CoreOTA in its most basic form helps to make implementing the overall OTA flow as simple as possible. This general flow of an OTA update looks as follows:
Notify - The device is notified of a pending Over The Air update. This notification starts the process of deciding how to handle the update. The device may choose to ignore the update or accept the update triggering the download. The device will notify the OTA update provider of its choice.
Download - The device begins downloading the OTA update over any one of its supported protocols. The device will download the update to a pre-selected storage region. This update may be an entirely new firmware image or a patch to the existing firmware.
Verify - The device performs various checks to ensure authenticity of the downloaded firmware. A robust verification state prevents malicious actors installing firmware, device corruption, and incorrectly signed updates from taking place.
Install - The device now updates itself (often through a bootloader) to the newest firmware. Checks may be performed after install to verify functionality. The device will report the successful firmware update to the OTA update provider.
Central to CoreOTA's design is the desire for extensibility, customizability, and configurability. These traits are critical to ensure that CoreOTA can work on your device with as a little rework as possible. Extensibility manifests in the form of simplified components which can easily be expanded for enhanced functionality. CoreOTA remains customizable through swappable components with robust interfaces allowing for new protocols, update providers, and download schemes to coexist with already implemented ones. And finally, simple configurability through easy to modify values setting important behaviors like download chunk sizing.
These values are implemented through the use of several small 'libraries', each contained in a 'lib' sub directory. These libraries are each responsible for a different component of the OTA update allowing for a modular and composable set of functionalities. Note that all of these components can be replaced to support new protocols, OTA update methods, and formats.

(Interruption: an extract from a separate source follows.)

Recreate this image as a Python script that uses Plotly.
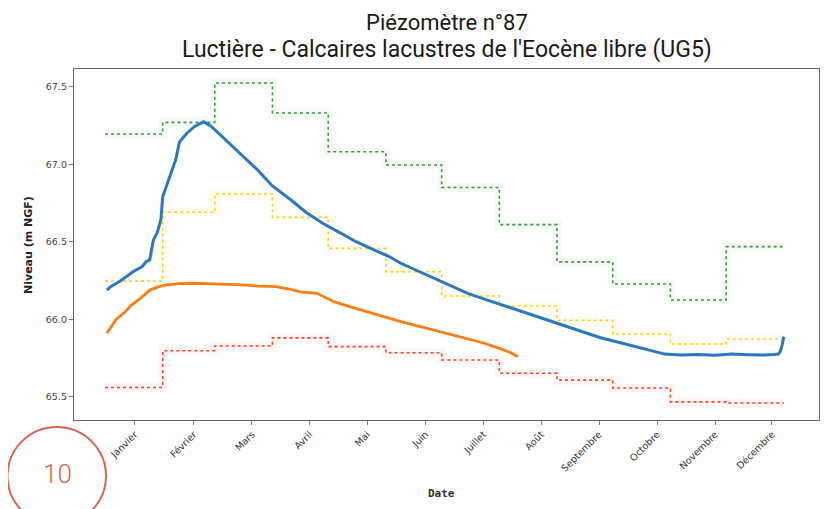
import plotly.graph_objects as go

# Days of year (0 = 1 janvier) for the start of each month, plus the year end
month_start = [0, 31, 59, 90, 120, 151, 181, 212, 243, 273, 304, 334]
year_end = 365

# Monthly reference levels (m NGF)
niv_max = [67.195, 67.27, 67.524, 67.33, 67.08, 66.995, 66.85, 66.61, 66.37, 66.227, 66.124, 66.468]
niv_moy = [66.246, 66.69, 66.808, 66.657, 66.457, 66.306, 66.15, 66.085, 65.993, 65.905, 65.84, 65.872]
niv_min = [65.56, 65.797, 65.827, 65.88, 65.823, 65.784, 65.737, 65.652, 65.607, 65.556, 65.467, 65.46]

# Blue series (previous year, full year)
jour_bleu = [1, 3, 8, 15, 20, 22, 24, 26, 28, 30, 31, 33, 35, 38, 40, 44, 48, 52, 53,
             57, 63, 72, 82, 90, 100, 108, 117, 126, 135, 144, 153, 159, 168, 177, 186,
             195, 204, 212, 221, 230, 239, 248, 257, 266, 275, 283, 292, 301, 310, 319,
             328, 337, 346, 354, 360, 362, 363, 364, 365]
niv_bleu = [66.188, 66.21, 66.245, 66.306, 66.34, 66.371, 66.382, 66.511, 66.556, 66.64,
            66.79, 66.86, 66.919, 67.03, 67.143, 67.2, 67.242, 67.268, 67.274,
            67.245, 67.177, 67.07, 66.963, 66.86, 66.769, 66.69, 66.619, 66.56, 66.5,
            66.45, 66.403, 66.361, 66.313, 66.264, 66.215, 66.167, 66.13, 66.098, 66.062,
            66.027, 65.992, 65.959, 65.92, 65.882, 65.855, 65.829, 65.8, 65.775, 65.769,
            65.772, 65.768, 65.775, 65.771, 65.769, 65.773, 65.775, 65.79, 65.83, 65.888]

# Orange series (current year, until end of July)
jour_orange = [1, 4, 6, 10, 14, 19, 24, 29, 33, 40, 46, 55, 64, 73, 82, 92, 99, 105,
               114, 123, 132, 141, 150, 159, 168, 177, 186, 195, 204, 212, 218, 222]
niv_orange = [65.909, 65.96, 66.0, 66.038, 66.09, 66.135, 66.188, 66.21, 66.221, 66.229,
              66.232, 66.23, 66.227, 66.222, 66.214, 66.21, 66.195, 66.177, 66.167, 66.113,
              66.08, 66.048, 66.016, 65.984, 65.957, 65.93, 65.904, 65.877, 65.845, 65.812,
              65.785, 65.758]

mois = ['Janvier', 'Février', 'Mars', 'Avril', 'Mai', 'Juin', 'Juillet', 'Août',
        'Septembre', 'Octobre', 'Novembre', 'Décembre']
tick_jour = [16, 47.8, 79, 110, 141, 172.3, 203.5, 234.5, 265.6, 296.8, 328, 358.6]


def step_x(values):
    return month_start + [year_end], values + [values[-1]]


fig = go.Figure()

for vals, col in [(niv_max, '#3c9b3c'), (niv_moy, '#f7d21c'), (niv_min, '#f4432a')]:
    sx, sy = step_x(vals)
    # faint halo around the dotted step lines
    fig.add_trace(go.Scatter(x=sx, y=sy, mode='lines', line_shape='hv',
                             line=dict(color=col, width=9), opacity=0.045,
                             hoverinfo='skip', showlegend=False))
    fig.add_trace(go.Scatter(x=sx, y=sy, mode='lines', line_shape='hv',
                             line=dict(color=col, width=1.6, dash='dot'),
                             showlegend=False))

fig.add_trace(go.Scatter(x=jour_bleu, y=niv_bleu, mode='lines',
                         line=dict(color='#2a78c2', width=3), showlegend=False))
fig.add_trace(go.Scatter(x=jour_orange, y=niv_orange, mode='lines',
                         line=dict(color='#fb7d16', width=2.8), showlegend=False))

# the page body adds an 8px margin, so the figure is drawn 8px smaller
OFF = 8
W, H = 831 - OFF, 509 - OFF
# plot area in page pixels: x 74..819, y 69..420
L, R, T, B = 74 - OFF, 819 - OFF, 69 - OFF, 420 - OFF


def px(x):
    return (x - OFF - L) / (R - L)


def py(y):
    return (B - (y - OFF)) / (B - T)


def note(text, x, y, font, angle=0):
    return dict(text=text, x=px(x), y=py(y), xref='paper', yref='paper',
                xanchor='center', yanchor='middle', showarrow=False,
                textangle=angle, font=font)


fig.update_layout(
    width=W, height=H,
    margin=dict(l=L, r=W - R, t=T, b=H - B),
    paper_bgcolor='white', plot_bgcolor='white',
    font=dict(family='DejaVu Sans', color='#333'),
    annotations=[
        note('Piézomètre n°87', 447, 22, dict(family='Roboto', size=22, color='#1a1a1a')),
        note("Luctière - Calcaires lacustres de l'Eocène libre (UG5)", 447, 50,
             dict(family='Roboto', size=23, color='#1a1a1a')),
        note('<b>Niveau (m NGF)</b>', 29, 245, dict(family='DejaVu Sans', size=11, color='#222')),
        note('<b>Date</b>', 441, 493, dict(family='DejaVu Sans Mono', size=11, color='#333')),
        note('10', 57, 474, dict(family='Roboto', size=26, color='#d9634f', weight=300)),
    ],
    shapes=[
        dict(type='circle', xref='paper', yref='paper', layer='above',
             x0=px(7.5), x1=px(106), y0=py(525), y1=py(427),
             line=dict(color='#d9634f', width=2)),
    ],
)
fig.layout.annotations[2].textangle = -90

fig.update_xaxes(range=[-16.7, 383.9], tickmode='array', tickvals=tick_jour, ticktext=mois,
                 tickangle=-45, ticks='outside', ticklen=4, tickcolor='#777',
                 tickfont=dict(family='DejaVu Sans', size=9.5, color='#333'),
                 showgrid=False, zeroline=False,
                 showline=True, linecolor='#666', linewidth=1.3, mirror=True)
fig.update_yaxes(range=[65.35, 67.614], tickmode='array', tickvals=[65.5, 66.0, 66.5, 67.0, 67.5],
                 ticktext=['65.5', '66.0', '66.5', '67.0', '67.5'],
                 ticks='outside', ticklen=4, tickcolor='#777',
                 tickfont=dict(family='DejaVu Sans', size=9.5, color='#444'),
                 showgrid=False, zeroline=False,
                 showline=True, linecolor='#666', linewidth=1.3, mirror=True)

fig.write_html("out.html")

The dataflow through the various components will look like...
Now for an explanation of the various components...
Found in iot-core-jobs
The IoT Jobs handler is the first component used in the overall OTA flow. This library provides functions to both start a pending IoT Job (shown as Notify on the diagram below) as well as update a job's status. When the Jobs handler learns of a new OTA update - coming through an IoT job - the handler will start the job and pass the job and its metadata on to a chain of parsers. If a parser is setup to handle the job it will relay back to the job handler that the job was started successfully. This successful start notification is relayed back to the OTA update provider (which is IoT Jobs) to mark the update as started. If no parser is able to understand the job the failure to start the OTA update is relayed to the provider.
Found in iot-core-jobs-ota-parser
The OTA parser found in iot-core-ota-parser
is a single example of an OTA
update parser. The parser will verify the IoT job is an OTA update and parse the
fields into a usable format before calling on the downloader.
Found in iot-core-mqtt-file-downloader
The file downloader provides functionality to download the OTA file. The file downloader handles downloading the update over an MQTT stream in either CBOR or JSON format. The download itself if performed on 'blocks' which is easier to think of as chunks of the overall OTA update file. This is done to increase the reliability of the download as well as to allow for larger firmware updates than possible in a single download 'block'.
A firmware Bootloader exists to install the new firmware onto the device. CoreOTA deliberately avoids implementing a bootloader as several industry-wide bootloaders already exist with a large range of supported microcontrollers. CoreOTA leaves the choice of the bootloader and its features up to the user.
An example orchestrator can be found in demo/ota_demo.c
And finally, the orchestrator synchronizes all of the components mentioned above along with a bootloader and memory pool to perform the OTA update once downloaded. Think of the orchestrator as the leader of a symphony - it orders the other components to make an OTA update possible, from being notified to downloading to later installing the firmware.